Why does the upstairs bedroom get almost no cooling in summer?

In a typical Ontario two-storey with a basement-mounted furnace or air handler, the branch feeding the farthest upstairs bedroom is the longest, has the most elbows, and competes with shorter, straighter branches closer to the unit. Cold supply air is denser than warm air and does not ride convection the way heat does, so a layout that is tolerable in winter becomes noticeably uneven in summer. The fix is almost never a bigger blower; it is closing down the short, overfed branches with balancing dampers so static pressure pushes more air through the long one.

Can I just close the face grille on rooms that are too cold?

Not as a real solution. Closing a face grille does reduce airflow into that room, but the air it blocked does not redirect to a starved room. It raises total system static pressure, makes the blower work harder, can reduce overall delivered CFM, and on some furnaces pushes the high-limit switch closer to trip. Face-grille restriction is acceptable as a short-term comfort tweak on one or two rooms, but anything beyond that should be handled with branch dampers inside the duct system.

Do I need a professional to balance my ducts, or can I do it myself?

A homeowner can do a useful first pass. Fully open every branch damper, fully open every face grille, and run the system on steady cooling for fifteen minutes. Note which rooms feel strong, weak, or right. Then close the dampers on the strongest rooms to roughly 50 percent, leave the weakest fully open, and monitor comfort for a week before another iteration. That gets most two-storey homes within a tolerable range.
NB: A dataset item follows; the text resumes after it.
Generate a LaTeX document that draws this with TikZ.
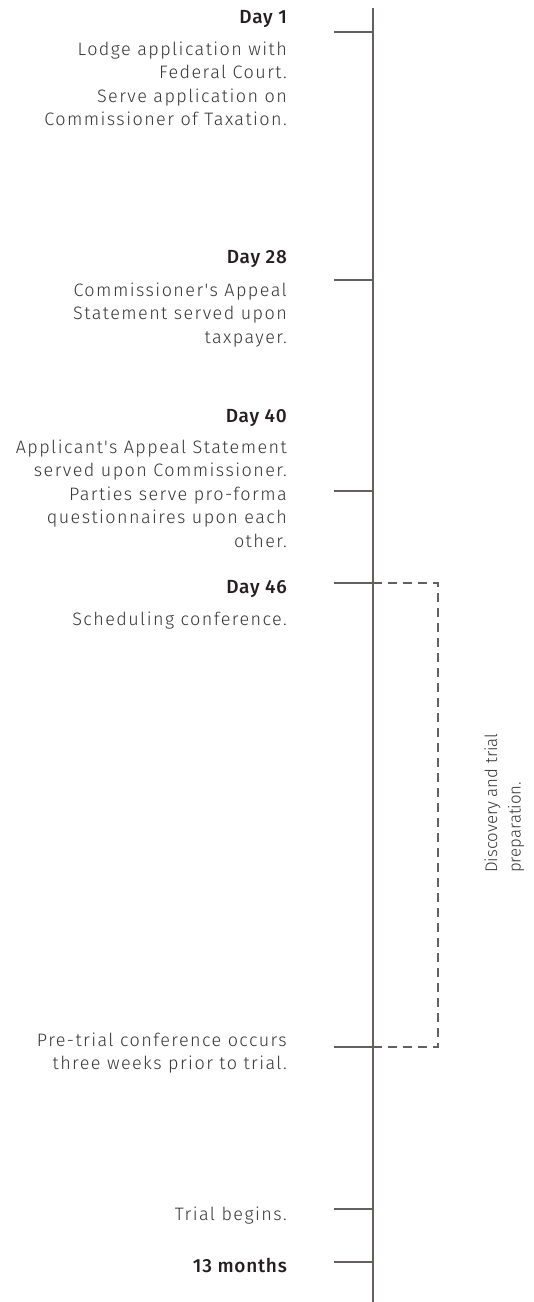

Hiring a TAB (Testing, Adjusting, Balancing) contractor is worth the $400 to $900 when the home has zoning, a heat pump, a long-run addition, or a persistent hot or cold room that DIY iteration has not solved.

How does balancing interact with a zoning system?

Zoning and balancing solve related but different problems. A zoning system uses motorized zone dampers to shut off supply to a whole zone when its thermostat is satisfied; balancing sets the baseline proportion of air between registers within a zone. A well-zoned system still needs the branches inside each zone balanced, because the zone damper opens them all at once. Poor balancing inside a zone shows up as the same hot or cold room complaint after the zoning is installed, which surprises homeowners who expected zoning to do both jobs.

Does balancing need to be redone seasonally in Ontario?

Usually once is enough if it is done with both seasons in mind. A competent balance sets branch dampers to a compromise that delivers acceptable cooling to upper floors in summer and acceptable heating to lower floors in winter. Some homes with large swings benefit from a minor seasonal adjustment, closing down basement registers in summer and opening them in winter, but it is a face-grille-level tweak, not a re-balance. If comfort shifts dramatically between seasons after a balance, the underlying duct sizing is the issue and Manual D should be re-run, not the dampers.